A chefe da regional BH diz que na época em que a locomotiva e o vagão foram pichados, há cerca de três meses, o Iphan foi alertado sobre o dano. “Fui pessoalmente fazer o comunicado e fui informada de que já havia um projeto de repasse de locomotivas e vagões a prefeituras, por meio de convênios, e que as peças aqui do prédio entrariam no pacote”. Segundo ela, apesar da vigilância permanente na edificação onde ficava a sede, não é possível ter controle sobre a ação de vândalos.
Mas mesmo ciente da legislação que trata da doação dos bens, o Iphan afirma, por meio de sua assessoria de imprensa, que a posse da locomotiva e do carro de passageiros ainda não foi repassada oficialmente. E de acordo com o superintendente do Instituto em Minas, Leonardo Barreto, a prioridade dentro das ações de restauro é a revitalização do prédio da extinta Rede, na Rua Sapucaí. “O projeto de restauro do imóvel está pronto e aguardamos apenas o recebimento de recursos do Patrimônio Ferroviário para darmos início às obras e transformá-lo em Centro da Memória Ferroviária de Minas Gerais.
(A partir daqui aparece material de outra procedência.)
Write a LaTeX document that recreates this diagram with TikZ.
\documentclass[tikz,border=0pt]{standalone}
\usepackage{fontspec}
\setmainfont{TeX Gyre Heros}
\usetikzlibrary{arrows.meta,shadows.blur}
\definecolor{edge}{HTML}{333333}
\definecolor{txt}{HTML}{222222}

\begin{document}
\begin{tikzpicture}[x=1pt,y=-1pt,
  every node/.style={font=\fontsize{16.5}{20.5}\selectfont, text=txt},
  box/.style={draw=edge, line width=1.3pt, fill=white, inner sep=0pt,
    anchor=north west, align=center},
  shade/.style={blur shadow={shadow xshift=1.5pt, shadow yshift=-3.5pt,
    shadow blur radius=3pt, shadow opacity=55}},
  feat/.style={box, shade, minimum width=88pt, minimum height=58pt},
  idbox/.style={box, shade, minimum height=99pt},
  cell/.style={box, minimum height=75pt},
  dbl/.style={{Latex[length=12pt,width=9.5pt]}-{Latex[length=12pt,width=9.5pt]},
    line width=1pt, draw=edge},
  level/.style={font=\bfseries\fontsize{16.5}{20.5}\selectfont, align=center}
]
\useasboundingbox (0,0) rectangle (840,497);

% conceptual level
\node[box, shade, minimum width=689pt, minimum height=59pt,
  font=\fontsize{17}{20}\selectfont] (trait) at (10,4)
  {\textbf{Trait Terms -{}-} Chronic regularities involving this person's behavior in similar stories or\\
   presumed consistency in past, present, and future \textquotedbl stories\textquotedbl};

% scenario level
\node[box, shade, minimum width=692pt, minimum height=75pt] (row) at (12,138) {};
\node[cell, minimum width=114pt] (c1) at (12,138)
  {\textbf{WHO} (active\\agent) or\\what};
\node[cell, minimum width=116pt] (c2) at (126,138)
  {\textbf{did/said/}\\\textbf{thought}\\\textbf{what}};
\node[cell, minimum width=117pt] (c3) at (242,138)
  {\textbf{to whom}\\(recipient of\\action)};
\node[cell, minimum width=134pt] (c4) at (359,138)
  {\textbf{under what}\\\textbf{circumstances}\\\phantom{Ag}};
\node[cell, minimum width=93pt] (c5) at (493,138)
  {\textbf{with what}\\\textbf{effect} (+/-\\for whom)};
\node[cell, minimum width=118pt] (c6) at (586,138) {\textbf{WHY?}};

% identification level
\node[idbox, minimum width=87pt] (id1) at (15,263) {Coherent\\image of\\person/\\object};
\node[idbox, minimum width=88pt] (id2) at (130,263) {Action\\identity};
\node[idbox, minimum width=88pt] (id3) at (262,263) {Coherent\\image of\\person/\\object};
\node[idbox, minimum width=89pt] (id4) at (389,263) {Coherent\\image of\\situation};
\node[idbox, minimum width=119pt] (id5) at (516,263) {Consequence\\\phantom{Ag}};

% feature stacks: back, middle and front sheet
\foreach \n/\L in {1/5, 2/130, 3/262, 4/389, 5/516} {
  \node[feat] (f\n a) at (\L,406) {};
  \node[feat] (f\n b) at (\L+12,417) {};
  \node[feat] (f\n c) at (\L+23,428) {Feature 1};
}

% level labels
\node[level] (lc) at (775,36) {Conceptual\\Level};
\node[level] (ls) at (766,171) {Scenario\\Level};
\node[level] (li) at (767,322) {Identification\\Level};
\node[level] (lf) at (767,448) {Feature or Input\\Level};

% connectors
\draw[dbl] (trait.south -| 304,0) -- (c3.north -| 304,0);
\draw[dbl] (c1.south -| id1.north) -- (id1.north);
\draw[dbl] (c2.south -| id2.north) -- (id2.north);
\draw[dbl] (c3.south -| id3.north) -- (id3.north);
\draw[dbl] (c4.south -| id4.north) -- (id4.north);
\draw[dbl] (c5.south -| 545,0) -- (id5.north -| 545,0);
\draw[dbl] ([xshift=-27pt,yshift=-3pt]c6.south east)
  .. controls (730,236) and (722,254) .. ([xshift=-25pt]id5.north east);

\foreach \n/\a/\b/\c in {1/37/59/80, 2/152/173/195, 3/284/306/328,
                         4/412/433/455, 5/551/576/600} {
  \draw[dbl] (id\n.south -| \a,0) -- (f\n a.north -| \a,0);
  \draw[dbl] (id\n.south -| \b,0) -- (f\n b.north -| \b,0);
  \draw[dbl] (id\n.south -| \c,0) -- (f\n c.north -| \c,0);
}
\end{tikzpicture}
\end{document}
Os reparos começarão pelo telhado e serão feitos andar por andar”, afirma Barreto.
Prejuízos
Mas a dificuldade em resolver o imbróglio só piora o estado de conservação dos bens. De acordo com o diretor adjunto administrativo do Sindicato dos Trabalhadores em Empresas Ferroviárias de Belo Horizonte (MG/RJ/SP/GO/DF), o ex-ferroviário Fernando Feijó, é lamentável ver duas das unidades que reacendem a memória do transporte ferroviário em Minas em total abandono. “Esse era um vagão de luxo, com bancos de couro e varanda. Era usado só para levar diretores e autoridades que faziam inspeção da via e tinha capacidade para apenas oito pessoas. É triste que esteja nesse estado”, lamenta.
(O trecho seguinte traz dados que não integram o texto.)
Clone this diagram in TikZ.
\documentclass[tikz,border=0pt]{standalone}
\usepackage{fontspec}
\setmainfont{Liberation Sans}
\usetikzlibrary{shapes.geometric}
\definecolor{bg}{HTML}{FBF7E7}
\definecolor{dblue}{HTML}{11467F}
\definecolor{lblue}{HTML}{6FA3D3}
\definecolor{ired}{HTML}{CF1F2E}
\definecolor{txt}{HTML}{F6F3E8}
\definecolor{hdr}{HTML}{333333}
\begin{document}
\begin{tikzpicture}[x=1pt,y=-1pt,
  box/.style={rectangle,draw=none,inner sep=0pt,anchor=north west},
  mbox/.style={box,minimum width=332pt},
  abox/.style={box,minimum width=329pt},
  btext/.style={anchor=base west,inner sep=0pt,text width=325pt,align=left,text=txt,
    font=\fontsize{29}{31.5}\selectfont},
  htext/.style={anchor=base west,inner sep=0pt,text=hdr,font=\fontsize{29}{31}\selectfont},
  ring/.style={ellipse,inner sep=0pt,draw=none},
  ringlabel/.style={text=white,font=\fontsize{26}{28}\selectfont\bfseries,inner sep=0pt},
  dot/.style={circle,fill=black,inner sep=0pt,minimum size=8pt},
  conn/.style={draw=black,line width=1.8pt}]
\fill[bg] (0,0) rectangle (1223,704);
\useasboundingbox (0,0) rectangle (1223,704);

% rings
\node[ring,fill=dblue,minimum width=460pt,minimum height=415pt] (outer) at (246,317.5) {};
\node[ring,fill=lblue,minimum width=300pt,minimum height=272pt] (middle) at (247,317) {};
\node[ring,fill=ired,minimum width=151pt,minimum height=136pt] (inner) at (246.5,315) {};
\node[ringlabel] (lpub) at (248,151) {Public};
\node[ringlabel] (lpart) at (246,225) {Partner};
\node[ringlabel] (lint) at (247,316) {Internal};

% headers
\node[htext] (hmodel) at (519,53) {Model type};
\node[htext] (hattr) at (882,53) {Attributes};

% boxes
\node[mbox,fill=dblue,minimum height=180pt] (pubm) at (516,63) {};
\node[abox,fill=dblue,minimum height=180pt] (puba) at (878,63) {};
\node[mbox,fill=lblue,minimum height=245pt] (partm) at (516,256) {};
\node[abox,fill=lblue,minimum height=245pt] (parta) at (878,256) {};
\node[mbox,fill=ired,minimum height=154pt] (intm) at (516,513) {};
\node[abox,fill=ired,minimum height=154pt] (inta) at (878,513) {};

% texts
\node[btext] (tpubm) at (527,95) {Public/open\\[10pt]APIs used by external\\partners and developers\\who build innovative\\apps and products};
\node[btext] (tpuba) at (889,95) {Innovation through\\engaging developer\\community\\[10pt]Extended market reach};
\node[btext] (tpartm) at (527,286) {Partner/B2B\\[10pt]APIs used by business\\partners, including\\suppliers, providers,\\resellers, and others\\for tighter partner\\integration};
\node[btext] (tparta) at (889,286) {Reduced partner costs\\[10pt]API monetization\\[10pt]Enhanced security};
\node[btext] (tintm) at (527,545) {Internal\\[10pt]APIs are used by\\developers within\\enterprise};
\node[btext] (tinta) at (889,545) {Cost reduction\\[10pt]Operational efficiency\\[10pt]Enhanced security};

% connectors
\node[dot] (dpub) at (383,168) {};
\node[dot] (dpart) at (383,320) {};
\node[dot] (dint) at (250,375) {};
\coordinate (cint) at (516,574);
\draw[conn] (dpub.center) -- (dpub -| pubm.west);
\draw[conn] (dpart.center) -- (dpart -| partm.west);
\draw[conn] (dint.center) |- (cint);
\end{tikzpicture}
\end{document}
Sobre a locomotiva, que ainda funciona, Feijó faz um alerta: “Ela poderia estar sendo usada em algum trecho que tem potencial turístico, mas está aqui parada. Antes, era até ligada, mas hoje, nem isso mais ocorre”. Apesar de o Ministério Público Federal ter procedimentos investigatórios em andamento sobre bens móveis do prédio da Rua Sapucaí, não há nada específico para a locomotiva e o vagão de passageiros.
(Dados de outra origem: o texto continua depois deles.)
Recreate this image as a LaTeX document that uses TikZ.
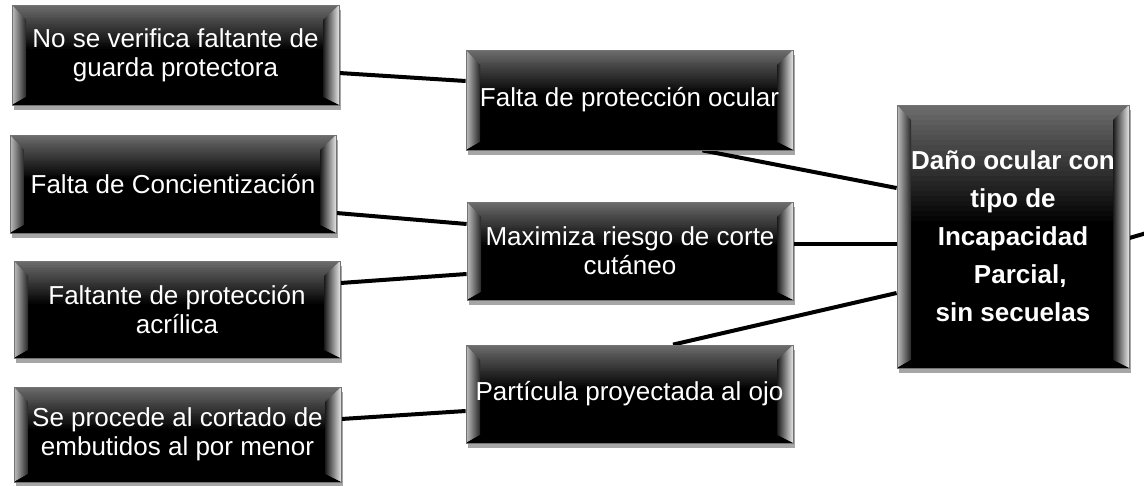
\documentclass[tikz,border=0pt]{standalone}
\usepackage{fontspec}
\setmainfont{Liberation Sans}
\usetikzlibrary{shadows,calc}
\pgfdeclarelayer{background}
\pgfsetlayers{background,main}
\tikzset{
  bevelbox/.style={
    rectangle, fill=black, draw=black!55, line width=0.8pt,
    text=white, align=center, inner sep=0pt,
    font=\fontsize{26}{29}\selectfont,
    drop shadow={shadow xshift=2pt, shadow yshift=-5pt, opacity=0.35, fill=black},
    path picture={
      \foreach \i in {0,...,23}{
        \pgfmathsetmacro{\shadeval}{58+42*\i/23}
        \pgfmathsetmacro{\ta}{\i/52}
        \pgfmathsetmacro{\tb}{(\i+1.2)/52}
        \fill[black!\shadeval]
          ($(path picture bounding box.north west)!\ta!(path picture bounding box.south west)$) rectangle
          ($(path picture bounding box.north east)!\tb!(path picture bounding box.south east)$);
      }
      \shade[left color=black!25, right color=black!85]
        (path picture bounding box.north west) --
        ([xshift=14pt,yshift=-15pt]path picture bounding box.north west) --
        ([xshift=14pt,yshift=8pt]path picture bounding box.south west) --
        (path picture bounding box.south west) -- cycle;
      \shade[left color=black!90, right color=white!90!black]
        (path picture bounding box.north east) --
        ([xshift=-16pt,yshift=-15pt]path picture bounding box.north east) --
        ([xshift=-16pt,yshift=8pt]path picture bounding box.south east) --
        (path picture bounding box.south east) -- cycle;
      \fill[black]
        (path picture bounding box.south west) --
        ([xshift=14pt,yshift=8pt]path picture bounding box.south west) --
        ([xshift=-16pt,yshift=8pt]path picture bounding box.south east) --
        (path picture bounding box.south east) -- cycle;
    }
  },
  conn/.style={line width=4pt, black}
}
\begin{document}
\begin{tikzpicture}[x=1pt,y=-1pt]
\useasboundingbox (0,0) rectangle (1144,485);

\node[bevelbox, minimum width=327pt, minimum height=100pt] (b1) at (175.5,55) {No se verifica faltante de\\guarda protectora};
\node[bevelbox, minimum width=326pt, minimum height=98pt] (b2) at (173,184) {Falta de Concientización};
\node[bevelbox, minimum width=326pt, minimum height=97pt] (b3) at (177,309.5) {Faltante de protección\\acrílica};
\node[bevelbox, minimum width=327pt, minimum height=95pt] (b4) at (177.5,434.5) {Se procede al cortado de\\embutidos al por menor};

\node[bevelbox, minimum width=327pt, minimum height=100pt] (m1) at (629.5,100) {Falta de protección ocular};
\node[bevelbox, minimum width=326pt, minimum height=98pt] (m2) at (630,251) {Maximiza riesgo de corte\\cutáneo};
\node[bevelbox, minimum width=327pt, minimum height=98pt] (m3) at (629.5,394) {Partícula proyectada al ojo};

\node[bevelbox, minimum width=232pt, minimum height=263pt, font=\bfseries\fontsize{26}{38}\selectfont] (r) at (1013,236.5) {Daño ocular con\\tipo de\\Incapacidad\\\ \ Parcial,\\sin secuelas};

\coordinate (exit) at (1150,232);

\begin{pgfonlayer}{background}
\fill[white] (0,0) rectangle (1144,485);
\draw[conn] ([yshift=-18pt]b1.east) -- ([yshift=19pt]m1.west);
\draw[conn] ([yshift=-29pt]b2.east) -- ([yshift=27pt]m2.west);
\draw[conn] ([yshift=26.5pt]b3.east) -- ([yshift=-23pt]m2.west);
\draw[conn] ([yshift=15.5pt]b4.east) -- ([yshift=-17pt]m3.west);
\draw[conn] ([xshift=73pt]m1.south) -- ([yshift=48.5pt]r.west);
\draw[conn] ([yshift=7pt]m2.east) -- ([yshift=-7.5pt]r.west);
\draw[conn] ([xshift=43.5pt]m3.north) -- ([yshift=-56.5pt]r.west);
\draw[conn] ([yshift=-1.5pt]r.east) -- (exit);
\end{pgfonlayer}
\end{tikzpicture}
\end{document}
Enquanto isso... Papéis são recuperados
O Iphan deu início à recuperação de milhares de documentos do acervo da Rede Ferroviária Federal S/A (RFFSA), que foi liquidada em 1996 e extinta em 2007. Os papéis com a memória da empresa estavam em salas do prédio da Rua Sapucaí, na Região Leste da capital mineira. Entre o material já pesquisado há raridades, como a Collecção das Leis, com o primeiro dos mais de 60 volumes datado de 1867, plantas de estações de trens, desenhos de vagões, relatórios técnicos, notas fiscais, fotografias e até os estudos de criação da logomarca estatal. De acordo com o Superintendente do Iphan em Minas, Leonardo Barreto, o trabalho deve ser concluído em até três anos.
Memória / De BH para o Sul e Norte
Fabricada em 1912, a Locomotiva nº 20 operou no transporte de passageiros no trecho entre Belo Horizonte e Lavras, no Sul de Minas, e também fez a conexão ferroviária entre a capital mineira e Montes Claros, no Norte do estado. Datado da mesma época, o carro de passageiros da administração da extinta Rede Ferroviária Federal, vagão luxuoso para a época e rico em detalhes, foi usado por autoridades e diretores da antiga empresa estatal para inspeção de trechos da ferrovia Oeste Minas, entre São João del-Rei e Tiradentes, no Campo das Vertentes. Há aproximadamente 25 anos eles estão estacionados no pátio de entrada do edifício da inventariança da extinta Rede, na Rua Sapucaí, no Bairro Floresta, Região Leste de Belo Horizonte. Ambos têm bitola 0,76 (largura determinada pela distância entre dois trilhos da linha férrea) e são peças raras do patrimônio ferroviário do país.